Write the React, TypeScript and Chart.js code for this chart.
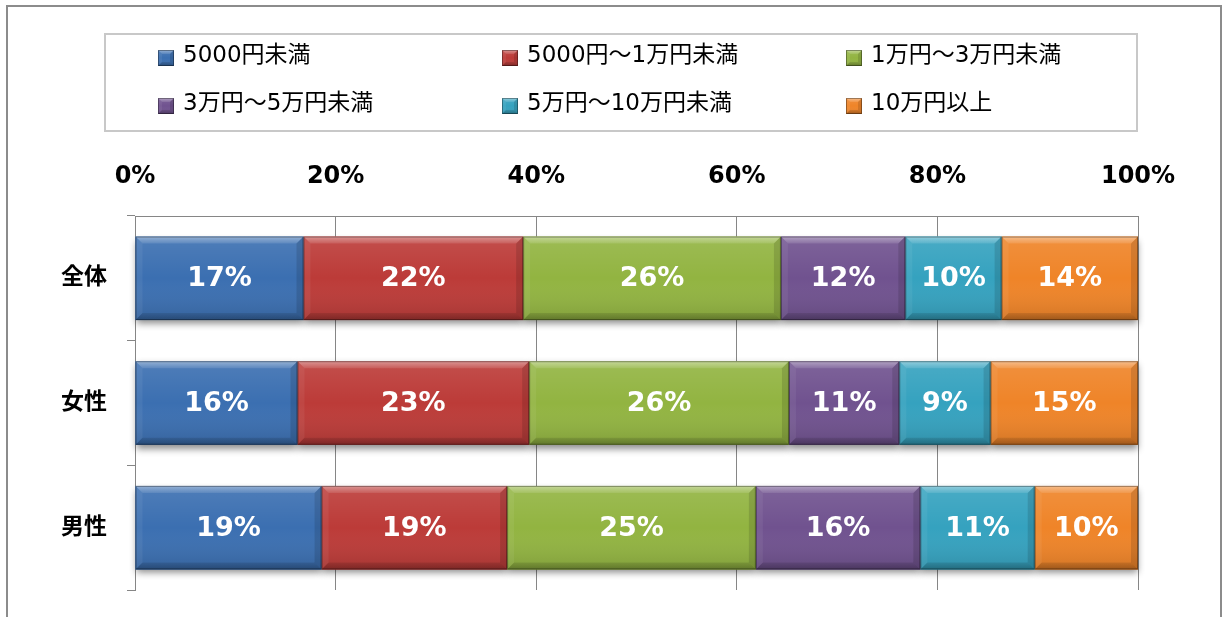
import React, { useEffect, useRef } from 'react';
import { Chart, registerables } from 'chart.js';

Chart.register(...registerables);

const categories = ['全体', '女性', '男性'];
const seriesNames = [
  '5000円未満',
  '5000円～1万円未満',
  '1万円～3万円未満',
  '3万円～5万円未満',
  '5万円～10万円未満',
  '10万円以上',
];
const under5000 = [16.8, 16.2, 18.6];
const from5000to1man = [21.9, 23.1, 18.5];
const from1to3man = [25.7, 25.9, 24.8];
const from3to5man = [12.4, 11.0, 16.4];
const from5to10man = [9.6, 9.1, 11.4];
const over10man = [13.6, 14.7, 10.3];
const seriesValues = [under5000, from5000to1man, from1to3man, from3to5man, from5to10man, over10man];
const colors = ['#3b6fb1', '#bc3b38', '#92b441', '#70528f', '#35a2bf', '#ef8428'];

const FONT = '"DejaVu Sans", "Noto Sans CJK JP", sans-serif';

function bevel(ctx: CanvasRenderingContext2D, x0: number, y0: number, x1: number, y1: number, b: number) {
  const g = ctx.createLinearGradient(0, y0, 0, y1);
  g.addColorStop(0, 'rgba(255,255,255,0.10)');
  g.addColorStop(0.5, 'rgba(255,255,255,0)');
  g.addColorStop(1, 'rgba(0,0,0,0.12)');
  ctx.fillStyle = g;
  ctx.fillRect(x0, y0, x1 - x0, y1 - y0);
  const poly = (pts: number[][], style: string | CanvasGradient) => {
    ctx.beginPath();
    ctx.moveTo(pts[0][0], pts[0][1]);
    for (let i = 1; i < pts.length; i++) ctx.lineTo(pts[i][0], pts[i][1]);
    ctx.closePath();
    ctx.fillStyle = style;
    ctx.fill();
  };
  const tg = ctx.createLinearGradient(0, y0, 0, y0 + b);
  tg.addColorStop(0, 'rgba(255,255,255,0.40)');
  tg.addColorStop(1, 'rgba(255,255,255,0.10)');
  poly([[x0, y0], [x1, y0], [x1 - b, y0 + b], [x0 + b, y0 + b]], tg);
  poly([[x0, y0], [x0 + b, y0 + b], [x0 + b, y1 - b], [x0, y1]], 'rgba(255,255,255,0.06)');
  poly([[x1, y0], [x1, y1], [x1 - b, y1 - b], [x1 - b, y0 + b]], 'rgba(0,0,0,0.12)');
  const bg = ctx.createLinearGradient(0, y1 - b, 0, y1);
  bg.addColorStop(0, 'rgba(0,0,0,0.10)');
  bg.addColorStop(1, 'rgba(0,0,0,0.25)');
  poly([[x0, y1], [x1, y1], [x1 - b, y1 - b], [x0 + b, y1 - b]], bg);
  ctx.strokeStyle = 'rgba(0,0,0,0.35)';
  ctx.lineWidth = 1;
  ctx.strokeRect(x0 + 0.5, y0 + 0.5, x1 - x0 - 1, y1 - y0 - 1);
}

const decorPlugin = {
  id: 'decor',
  beforeDraw(chart: any) {
    const ctx = chart.ctx as CanvasRenderingContext2D;
    ctx.save();
    ctx.fillStyle = '#ffffff';
    ctx.fillRect(0, 0, chart.width, chart.height);
    ctx.strokeStyle = '#8c8c8c';
    ctx.lineWidth = 2;
    ctx.strokeRect(7, 6, 1214, 640);
    ctx.strokeStyle = '#c8c8c8';
    ctx.lineWidth = 2;
    ctx.strokeRect(105, 34, 1032, 97);
    const colX = [158, 502, 846];
    const rowY = [56, 104];
    ctx.font = `23px ${FONT}`;
    ctx.textBaseline = 'middle';
    ctx.textAlign = 'left';
    chart.data.datasets.forEach((ds: any, i: number) => {
      const cx = colX[i % 3];
      const cy = rowY[Math.floor(i / 3)];
      const s = 16;
      const x0 = cx, y0 = cy - s / 2 + 2;
      ctx.fillStyle = ds.backgroundColor;
      ctx.fillRect(x0, y0, s, s);
      bevel(ctx, x0, y0, x0 + s, y0 + s, 4);
      ctx.fillStyle = '#000000';
      ctx.fillText(ds.label, cx + 25, cy);
    });
    ctx.restore();
  },
  beforeDatasetsDraw(chart: any) {
    const ctx = chart.ctx as CanvasRenderingContext2D;
    ctx.save();
    chart.data.datasets.forEach((ds: any, di: number) => {
      const meta = chart.getDatasetMeta(di);
      meta.data.forEach((el: any) => {
        const x0 = Math.min(el.base, el.x);
        const x1 = Math.max(el.base, el.x);
        const y0 = el.y - el.height / 2;
        ctx.shadowColor = 'rgba(0,0,0,0.45)';
        ctx.shadowBlur = 7;
        ctx.shadowOffsetX = 0;
        ctx.shadowOffsetY = 4;
        ctx.fillStyle = ds.backgroundColor;
        ctx.fillRect(x0, y0, x1 - x0, el.height);
      });
    });
    ctx.restore();
  },
  afterDatasetsDraw(chart: any) {
    const ctx = chart.ctx as CanvasRenderingContext2D;
    ctx.save();
    chart.data.datasets.forEach((ds: any, di: number) => {
      const meta = chart.getDatasetMeta(di);
      meta.data.forEach((el: any, i: number) => {
        const x0 = Math.min(el.base, el.x);
        const x1 = Math.max(el.base, el.x);
        const y0 = el.y - el.height / 2;
        const y1 = el.y + el.height / 2;
        bevel(ctx, x0, y0, x1, y1, 7);
        ctx.fillStyle = '#ffffff';
        ctx.font = `bold 27px ${FONT}`;
        ctx.textAlign = 'center';
        ctx.textBaseline = 'middle';
        ctx.fillText(Math.round(ds.data[i]) + '%', (x0 + x1) / 2, el.y + 1);
      });
    });
    ctx.restore();
  },
};

export default function App() {
  const ref = useRef<HTMLCanvasElement>(null);
  useEffect(() => {
    document.body.style.margin = '0';
    const canvas = ref.current!;
    const chart = new Chart(canvas, {
      type: 'bar',
      data: {
        labels: categories,
        datasets: seriesNames.map((name, i) => ({
          label: name,
          data: seriesValues[i],
          backgroundColor: colors[i],
          borderWidth: 0,
          categoryPercentage: 1,
          barPercentage: 0.67,
        })),
      },
      options: {
        indexAxis: 'y',
        animation: false,
        responsive: false,
        devicePixelRatio: 1,
        layout: { padding: { top: 150, left: 20, right: 86, bottom: 27 } },
        plugins: { legend: { display: false }, tooltip: { enabled: false } },
        scales: {
          x: {
            position: 'top',
            stacked: true,
            min: 0,
            max: 100,
            afterFit: (s: any) => { s.height = 66; },
            ticks: {
              stepSize: 20,
              callback: (v: any) => v + '%',
              font: { family: FONT, size: 24, weight: 'bold' },
              color: '#000000',
              padding: 25,
            },
            grid: { color: '#868686', lineWidth: 1, drawTicks: false },
            border: { display: true, color: '#868686' },
          },
          y: {
            stacked: true,
            afterFit: (s: any) => {
              s.width = 115;
              s.paddingTop = 0;
              s.paddingBottom = 0;
            },
            ticks: {
              font: { family: FONT, size: 23, weight: 'bold' },
              color: '#000000',
              padding: 20,
            },
            grid: { drawOnChartArea: false, drawTicks: true, tickLength: 8, color: '#868686', offset: true },
            border: { display: true, color: '#868686' },
          },
        },
      },
      plugins: [decorPlugin],
    });
    return () => chart.destroy();
  }, []);
  return <canvas ref={ref} width={1224} height={617} style={{ display: 'block' }} />;
}
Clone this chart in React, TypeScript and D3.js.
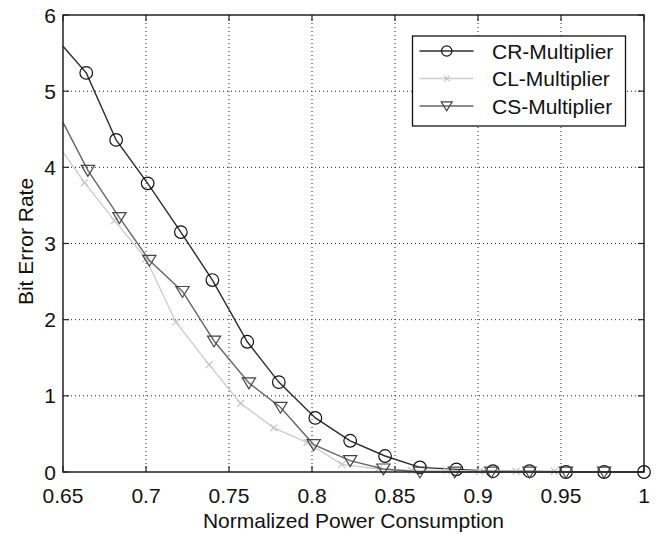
import React from "react";
import * as d3 from "d3";

const xTicks = [0.65, 0.7, 0.75, 0.8, 0.85, 0.9, 0.95, 1];
const xTickLabels = ["0.65", "0.7", "0.75", "0.8", "0.85", "0.9", "0.95", "1"];
const yTicks = [0, 1, 2, 3, 4, 5, 6];
const yTickLabels = ["0", "1", "2", "3", "4", "5", "6"];

const seriesNames = ["CR-Multiplier", "CL-Multiplier", "CS-Multiplier"];

// value of each line where it enters the axes at x = 0.65 (no marker there)
const lineStartX = 0.65;
const lineStartY = [5.59, 4.2, 4.59];

const xCR = [0.664, 0.682, 0.701, 0.721, 0.74, 0.761, 0.78, 0.802, 0.823, 0.844, 0.865, 0.887, 0.909, 0.931, 0.953, 0.976, 1.0];
const yCR = [5.24, 4.36, 3.79, 3.15, 2.52, 1.71, 1.18, 0.71, 0.41, 0.21, 0.06, 0.035, 0.01, 0.01, 0.0, 0.0, 0.0];

const xCL = [0.663, 0.681, 0.7, 0.718, 0.738, 0.757, 0.777, 0.797, 0.818, 0.84, 0.86, 0.881, 0.901, 0.923, 0.946];
const yCL = [3.8, 3.3, 2.8, 1.97, 1.41, 0.9, 0.58, 0.39, 0.1, 0.04, 0.02, 0.02, 0.01, 0.01, 0.01];

const xCS = [0.665, 0.684, 0.702, 0.722, 0.741, 0.762, 0.781, 0.801, 0.823, 0.843, 0.865, 0.886, 0.908, 0.931, 0.953, 0.976];
const yCS = [3.96, 3.34, 2.78, 2.37, 1.72, 1.17, 0.85, 0.36, 0.15, 0.04, 0.0, 0.0, 0.0, 0.0, 0.0, 0.0];

const FONT = "'Liberation Sans', Arial, Helvetica, sans-serif";

export default function App() {
  const W = 670;
  const H = 535;
  const left = 63;
  const right = 644;
  const top = 15;
  const bottom = 472;

  const x = d3.scaleLinear().domain([0.65, 1]).range([left, right]);
  const y = d3.scaleLinear().domain([0, 6]).range([bottom, top]);

  const series = [
    { name: seriesNames[0], xs: xCR, ys: yCR, start: lineStartY[0], color: "#2b2b2b", marker: "circle", mcolor: "#111" },
    { name: seriesNames[1], xs: xCL, ys: yCL, start: lineStartY[1], color: "#cdcdcd", marker: "x", mcolor: "#c4c4c4" },
    { name: seriesNames[2], xs: xCS, ys: yCS, start: lineStartY[2], color: "#666666", marker: "tri", mcolor: "#444" },
  ];

  const line = d3
    .line<[number, number]>()
    .x((d) => x(d[0]))
    .y((d) => y(d[1]));

  const marker = (type: string, cx: number, cy: number, color: string, size: number, key: string) => {
    if (type === "circle") {
      return <circle key={key} cx={cx} cy={cy} r={size} fill="none" stroke={color} strokeWidth={1.2} />;
    }
    if (type === "tri") {
      const s = size * 1.05;
      const pts = `${cx - s},${cy - s * 0.75} ${cx + s},${cy - s * 0.75} ${cx},${cy + s * 0.9}`;
      return <polygon key={key} points={pts} fill="none" stroke={color} strokeWidth={1.2} />;
    }
    const s = size * 0.55;
    return (
      <path
        key={key}
        d={`M${cx - s},${cy - s}L${cx + s},${cy + s}M${cx - s},${cy + s}L${cx + s},${cy - s}`}
        stroke={color}
        strokeWidth={1.2}
        fill="none"
      />
    );
  };

  const tickLen = 6;
  const legX = 412.5;
  const legY = 36;
  const legW = 213;
  const legH = 90;
  const legRows = [51, 78.5, 106];

  return (
    <svg
      width={W}
      height={H}
      style={{ position: "absolute", left: 0, top: 0, display: "block", background: "#fff" }}
      fontFamily={FONT}
    >
      <rect x={0} y={0} width={W} height={H} fill="#fff" />
      <defs>
        <clipPath id="plotclip">
          <rect x={left - 8} y={top} width={right - left + 16} height={bottom - top + 8} />
        </clipPath>
      </defs>

      {/* grid */}
      {xTicks.slice(1, -1).map((t, i) => (
        <line key={"gx" + i} x1={x(t)} x2={x(t)} y1={top} y2={bottom} stroke="#222" strokeWidth={1} strokeDasharray="1,3" />
      ))}
      {yTicks.slice(1, -1).map((t, i) => (
        <line key={"gy" + i} x1={left} x2={right} y1={y(t)} y2={y(t)} stroke="#222" strokeWidth={1} strokeDasharray="1,3" />
      ))}

      {/* ticks */}
      {xTicks.map((t, i) => (
        <g key={"tx" + i}>
          <line x1={x(t)} x2={x(t)} y1={bottom} y2={bottom - tickLen} stroke="#222" strokeWidth={1.2} />
          <line x1={x(t)} x2={x(t)} y1={top} y2={top + tickLen} stroke="#222" strokeWidth={1.2} />
          <text x={x(t)} y={503} fontSize={21} textAnchor="middle" fill="#111">
            {xTickLabels[i]}
          </text>
        </g>
      ))}
      {yTicks.map((t, i) => (
        <g key={"ty" + i}>
          <line x1={left} x2={left + tickLen} y1={y(t)} y2={y(t)} stroke="#222" strokeWidth={1.2} />
          <line x1={right} x2={right - tickLen} y1={y(t)} y2={y(t)} stroke="#222" strokeWidth={1.2} />
          <text x={56} y={y(t)} dy="0.36em" fontSize={21} textAnchor="end" fill="#111">
            {yTickLabels[i]}
          </text>
        </g>
      ))}

      {/* series */}
      <g clipPath="url(#plotclip)">
        {series.map((s, si) => {
          const pts: [number, number][] = [[lineStartX, s.start], ...s.xs.map((v, i) => [v, s.ys[i]] as [number, number])];
          return (
            <g key={"s" + si}>
              <path d={line(pts) || ""} fill="none" stroke={s.color} strokeWidth={1.4} />
              {s.xs.map((v, i) => marker(s.marker, x(v), y(s.ys[i]), s.mcolor, 6.3, "m" + si + "_" + i))}
            </g>
          );
        })}
      </g>

      {/* axes box */}
      <rect x={left} y={top} width={right - left} height={bottom - top} fill="none" stroke="#222" strokeWidth={1.5} />

      {/* legend */}
      <rect x={legX} y={legY} width={legW} height={legH} fill="#fff" stroke="#111" strokeWidth={1.3} />
      {series.map((s, i) => (
        <g key={"leg" + i}>
          <line x1={419.5} x2={473.5} y1={legRows[i]} y2={legRows[i]} stroke={s.color} strokeWidth={1.4} />
          {marker(s.marker, 446.7, legRows[i], s.mcolor, 5.2, "lm" + i)}
          <text x={492} y={legRows[i]} dy="0.36em" fontSize={21} fill="#111">
            {s.name}
          </text>
        </g>
      ))}

      {/* axis labels */}
      <text x={(left + right) / 2} y={528} fontSize={21} textAnchor="middle" fill="#111">
        Normalized Power Consumption
      </text>
      <text
        transform={`translate(33,${(top + bottom) / 2 - 2}) rotate(-90)`}
        fontSize={21}
        textAnchor="middle"
        fill="#111"
      >
        Bit Error Rate
      </text>
    </svg>
  );
}
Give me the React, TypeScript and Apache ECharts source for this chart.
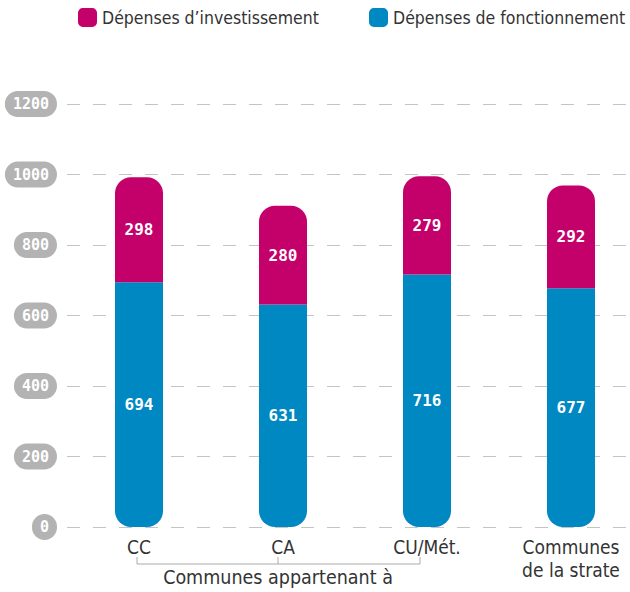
◇ ◇ ◇ ◇ ◇ ◇ ◇
PROMPT: Begin with the first line of the entries above and write out each line exactly, ending with the line containing "Chart.register(...registerables);". Leave out pictures.

RESULT OF THIS EXERCISE:
Write the React, TypeScript and Chart.js code for this chart.
import React, { useEffect, useRef } from 'react';
import { Chart, registerables } from 'chart.js';

Chart.register(...registerables);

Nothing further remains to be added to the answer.